While we have not gotten to a point where machines can understand complex human thoughts and feelings, we have gotten to a point where they can do basic human activities. Furthermore, they can do so 24 hours a day, 7 days a week, with the only “rest time” being recharging or replacing batteries. Humanoid robots are not widely in use, but some companies are beginning to test them to make up for worker shortages. Amazon, for example, has a humanoid robot called Digit that can assist in warehouse jobs. They are also being considered for jobs that may be considered the “3 Ds” of robotics: dull, dirty and dangerous. In other words, jobs that humans wouldn’t want.

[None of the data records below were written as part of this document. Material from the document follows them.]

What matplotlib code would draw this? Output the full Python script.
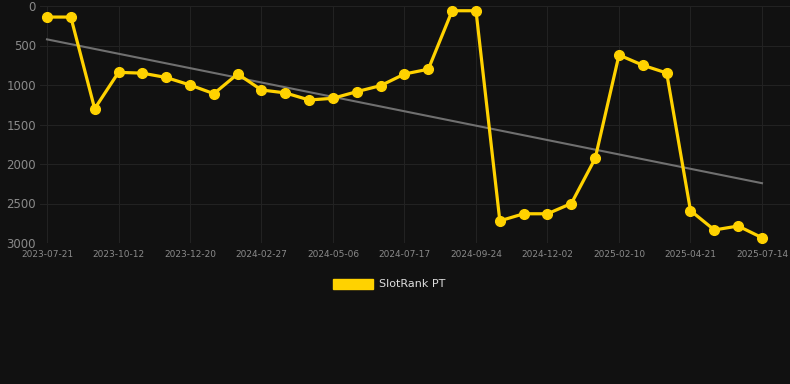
import matplotlib.pyplot as plt
import matplotlib.patches as mpatches
import numpy as np

# rank values (lower is better, axis inverted)
rank = [
    140, 140, 1300, 840, 850, 905, 1000, 1110, 860, 1063,
    1100, 1190, 1168, 1084, 1008, 861, 800, 60, 60, 2720,
    2630, 2630, 2500, 1930, 620, 750, 848, 2590, 2835, 2785,
    2933
]

tick_labels = [
    '2023-07-21', '2023-10-12', '2023-12-20', '2024-02-27', '2024-05-06',
    '2024-07-17', '2024-09-24', '2024-12-02', '2025-02-10', '2025-04-21',
    '2025-07-14'
]

BG = '#111111'
GOLD = '#FFD200'


def create_plot():
    fig = plt.figure(figsize=(7.9, 3.84), dpi=100, facecolor=BG)
    ax = fig.add_axes([40 / 790, 1 - 243 / 384, 750 / 790, 237 / 384])
    ax.set_facecolor(BG)

    x = np.arange(len(rank))

    # linear trend over the series
    slope, intercept = np.polyfit(x, rank, 1)
    ax.plot([x[0], x[-1]], [intercept, intercept + slope * x[-1]],
            color='#707070', linewidth=1.5, zorder=2)

    ax.plot(x, rank, color=GOLD, linewidth=2.3, marker='o', markersize=7,
            zorder=3, clip_on=False)

    ax.set_xlim(-7 / 23.83, 30 + 28 / 23.83)
    ax.set_ylim(3000, 0)

    ax.set_yticks([0, 500, 1000, 1500, 2000, 2500, 3000])
    ax.set_xticks(np.arange(0, len(rank), 3))
    ax.set_xticklabels(tick_labels)

    ax.tick_params(axis='y', colors='#8a8a8a', labelsize=8.5, length=0, pad=3)
    ax.tick_params(axis='x', colors='#8a8a8a', labelsize=6.5, length=0, pad=5)

    ax.grid(True, color='#222222', linewidth=0.8)
    ax.set_axisbelow(True)
    for s in ax.spines.values():
        s.set_visible(False)

    # legend
    handle = mpatches.Patch(facecolor=GOLD, edgecolor=GOLD, label='SlotRank PT')
    leg = fig.legend(handles=[handle], loc='center', bbox_to_anchor=(389 / 790, 1 - 284 / 384),
                     frameon=False, fontsize=8, handlelength=3.6, handleheight=1.0,
                     handletextpad=0.5)
    for t in leg.get_texts():
        t.set_color('#dddddd')

    fig.savefig('out.png', dpi=100, facecolor=BG)


if __name__ == "__main__":
    create_plot()
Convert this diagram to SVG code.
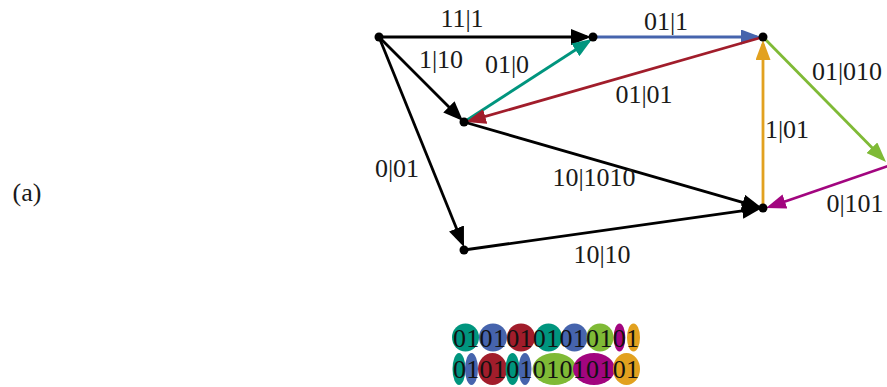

To summarize, some of the benefits of humanoid robots are:

  • Efficiency

    • No rest and an always on workforce

  • Cost savings

    • After the initial purchase cost, robots can work longer than their human counterparts

  • Safety

    • Robots can be sent in for tasks that may be too dangerous for humans (including in outer space).  ​​

  • Data collection

    • Information gathered over time can be used for analytics and/or improved customer service

Somar has no intention of using robots any time soon. We like doing the “dirty” work of understanding a company, and industry and analyzing potential future outcomes. What may be useful though is a robot barista that can make my café lattes. But for now, a Nespresso machine works just fine.